3. There is no priority in ownership.
In comparison to previous generations, millennials are less concerned with long-term financial obligations. Nowadays, ownership is less of a factor in the world of shared economy and on-demand services. Millennials are significant consumers of the sharing economy.
Participants in the sharing economy have access to goods and services as opposed to owning them. In a recession-era, Millennials have experienced phases of consumer maturation that have led to greater financial conservatism. Share economy businesses and products, such as Uber and Airbnb, allow Millennials to access the goods and services they need, when they need them, without having to own them.
4. Millennials are ready to wait.
Even though they aren’t as concerned with ownership, it is still on their radar. When buying a home, Millennials have more patience and are willing to wait for the right time. Again, this is due to the accessibility provided by the sharing economy and on-demand services. A virtual button makes almost anything available, so owning isn’t a necessity as much as it used to be.
5۔ Quality is far more important than price.
The Great Recession of 2008 induced a price-sensitive generation to become consumers, primarily the Millennial generation. A heavy education debt load combined with price sensitivity makes them careful spenders.
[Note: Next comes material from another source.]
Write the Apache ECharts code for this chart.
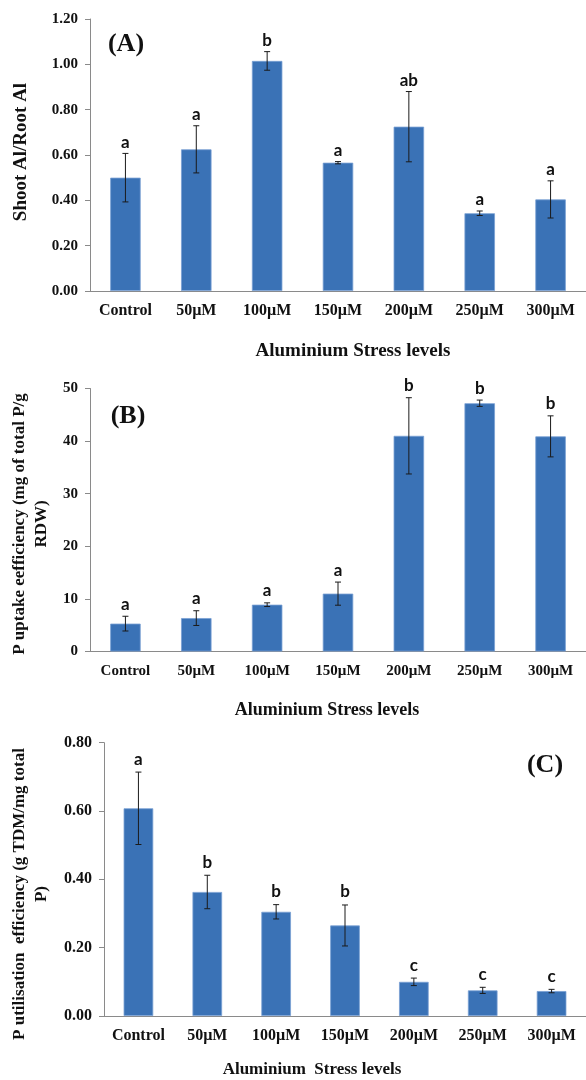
<!DOCTYPE html>
<html>
<head>
<meta charset="utf-8">
<script src="https://cdn.jsdelivr.net/npm/echarts@6/dist/echarts.min.js"></script>
<style>
  html, body { margin: 0; padding: 0; background: #ffffff; }
  #chart { width: 586px; height: 1080px; }
</style>
</head>
<body>
<div id="chart"></div>
<script>
// Aluminium stress treatments (x categories shared by all three panels)
const categories = ['Control', '50µM', '100µM', '150µM', '200µM', '250µM', '300µM'];

// (A) Shoot Al / Root Al ratio, mean ± SE, with significance groups
const shootRootAl = [0.50, 0.625, 1.015, 0.566, 0.725, 0.343, 0.404];
const shootRootAlErr = [0.107, 0.104, 0.041, 0.005, 0.155, 0.010, 0.082];
const shootRootAlGroups = ['a', 'a', 'b', 'a', 'ab', 'a', 'a'];

// (B) P uptake efficiency (mg of total P / g RDW)
const pUptake = [5.3, 6.35, 8.9, 11.0, 41.0, 47.2, 40.9];
const pUptakeErr = [1.4, 1.4, 0.35, 2.2, 7.25, 0.6, 3.9];
const pUptakeGroups = ['a', 'a', 'a', 'a', 'b', 'b', 'b'];

// (C) P utilisation efficiency (g TDM / mg total P)
const pUtil = [0.608, 0.363, 0.305, 0.265, 0.100, 0.075, 0.073];
const pUtilErr = [0.106, 0.049, 0.021, 0.060, 0.011, 0.009, 0.005];
const pUtilGroups = ['a', 'b', 'b', 'b', 'c', 'c', 'c'];

const SERIF = '"Liberation Serif", "Times New Roman", serif';
const SANS = 'Lato, "Open Sans", sans-serif';
const AXIS_GREY = '#8a8a8a';
const BAR_BLUE = '#3a72b6';

const chart = echarts.init(document.getElementById('chart'), null, { renderer: 'canvas' });

function xAxisFor(gridIndex, fontSize) {
  return {
    type: 'category',
    gridIndex: gridIndex,
    data: categories,
    axisLine: { lineStyle: { color: AXIS_GREY, width: 1 } },
    axisTick: { show: false },
    axisLabel: {
      interval: 0,
      hideOverlap: false,
      margin: 12,
      color: '#111',
      fontFamily: SERIF,
      fontWeight: 'bold',
      fontSize: fontSize
    }
  };
}

function yAxisFor(gridIndex, max, interval, digits, fontSize) {
  return {
    type: 'value',
    gridIndex: gridIndex,
    min: 0,
    max: max,
    interval: interval,
    axisLine: { show: true, lineStyle: { color: AXIS_GREY, width: 1 } },
    axisTick: { show: true, length: 5, lineStyle: { color: AXIS_GREY } },
    splitLine: { show: false },
    axisLabel: {
      margin: 12,
      color: '#111',
      fontFamily: SERIF,
      fontWeight: 'bold',
      fontSize: fontSize,
      formatter: function (v) { return v.toFixed(digits); }
    }
  };
}

function barSeries(axisIndex, values) {
  return {
    type: 'bar',
    xAxisIndex: axisIndex,
    yAxisIndex: axisIndex,
    data: values,
    barWidth: '43%',
    itemStyle: { color: BAR_BLUE, borderColor: '#79a0d3', borderWidth: 0.8 },
    silent: true
  };
}

// Error bars with caps, plus the significance letter above each bar
function errorSeries(axisIndex, values, errs, groups, lift) {
  return {
    type: 'custom',
    xAxisIndex: axisIndex,
    yAxisIndex: axisIndex,
    data: values.map(function (v, i) { return [i, v - errs[i], v + errs[i]]; }),
    encode: { x: 0, y: [1, 2] },
    z: 5,
    silent: true,
    renderItem: function (params, api) {
      const i = api.value(0);
      const lo = api.coord([i, api.value(1)]);
      const hi = api.coord([i, api.value(2)]);
      const cap = 3;
      const stroke = { stroke: '#1a1a1a', lineWidth: 1 };
      return {
        type: 'group',
        children: [
          { type: 'line', shape: { x1: lo[0], y1: lo[1], x2: hi[0], y2: hi[1] }, style: stroke },
          { type: 'line', shape: { x1: hi[0] - cap, y1: hi[1], x2: hi[0] + cap, y2: hi[1] }, style: stroke },
          { type: 'line', shape: { x1: lo[0] - cap, y1: lo[1], x2: lo[0] + cap, y2: lo[1] }, style: stroke },
          {
            type: 'text',
            x: hi[0],
            y: hi[1] - lift,
            style: {
              text: groups[params.dataIndex],
              font: 'bold 17px ' + SANS,
              fill: '#111',
              textAlign: 'center',
              textVerticalAlign: 'middle'
            }
          }
        ]
      };
    }
  };
}

function label(text, x, y, size, rotate) {
  return {
    type: 'text',
    x: x,
    y: y,
    rotation: rotate ? Math.PI / 2 : 0,
    silent: true,
    style: {
      text: text,
      font: 'bold ' + size + 'px ' + SERIF,
      fill: '#111',
      textAlign: 'center',
      textVerticalAlign: 'middle',
      lineHeight: 22
    }
  };
}

const option = {
  animation: false,
  backgroundColor: '#ffffff',
  grid: [
    { left: 90, top: 19, width: 502, height: 272 },
    { left: 90, top: 388.5, width: 502, height: 263 },
    { left: 104, top: 742.7, width: 490, height: 273.3 }
  ],
  xAxis: [xAxisFor(0, 16), xAxisFor(1, 15), xAxisFor(2, 16)],
  yAxis: [
    yAxisFor(0, 1.2, 0.2, 2, 15),
    yAxisFor(1, 50, 10, 0, 15),
    yAxisFor(2, 0.8, 0.2, 2, 16)
  ],
  series: [
    barSeries(0, shootRootAl),
    errorSeries(0, shootRootAl, shootRootAlErr, shootRootAlGroups, 11),
    barSeries(1, pUptake),
    errorSeries(1, pUptake, pUptakeErr, pUptakeGroups, 12),
    barSeries(2, pUtil),
    errorSeries(2, pUtil, pUtilErr, pUtilGroups, 13)
  ],
  graphic: [
    // panel tags
    label('(A)', 126, 44, 26, false),
    label('(B)', 128, 416, 26, false),
    label('(C)', 545, 765, 26, false),
    // axis titles
    label('Shoot Al/Root Al', 21, 152, 19, true),
    label('Aluminium Stress levels', 353, 351, 19, false),
    label('P uptake eefficiency (mg of total P/g\nRDW)', 31, 524, 17, true),
    label('Aluminium Stress levels', 327, 710, 18, false),
    label('P utilisation  efficiency (g TDM/mg total\nP)', 31, 894, 17, true),
    label('Aluminium  Stress levels', 312, 1070, 17, false)
  ]
};

chart.setOption(option);
</script>
</body>
</html>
Most of the time, the focus isn’t on price but on quality when they’re making a purchase. It is important for millennials to have a long-term relationship with the brand in question as well as a product that lasts.
How about trading?
Millennials are curious about how to get Bitcoins and already own 49% of this cryptocurrency, compared to Gen Z’s 13%, says a study by Piplsay.
53% of Millennials said they would purchase products or services using cryptocurrency, compared with 7% of Gen Z respondents.
We have analyzed the ways generational groups relate to investments and trading. Thus, we concluded that Millennials are the most open to investments at all and appeared to be the most supportive of digital currencies compared to other generations.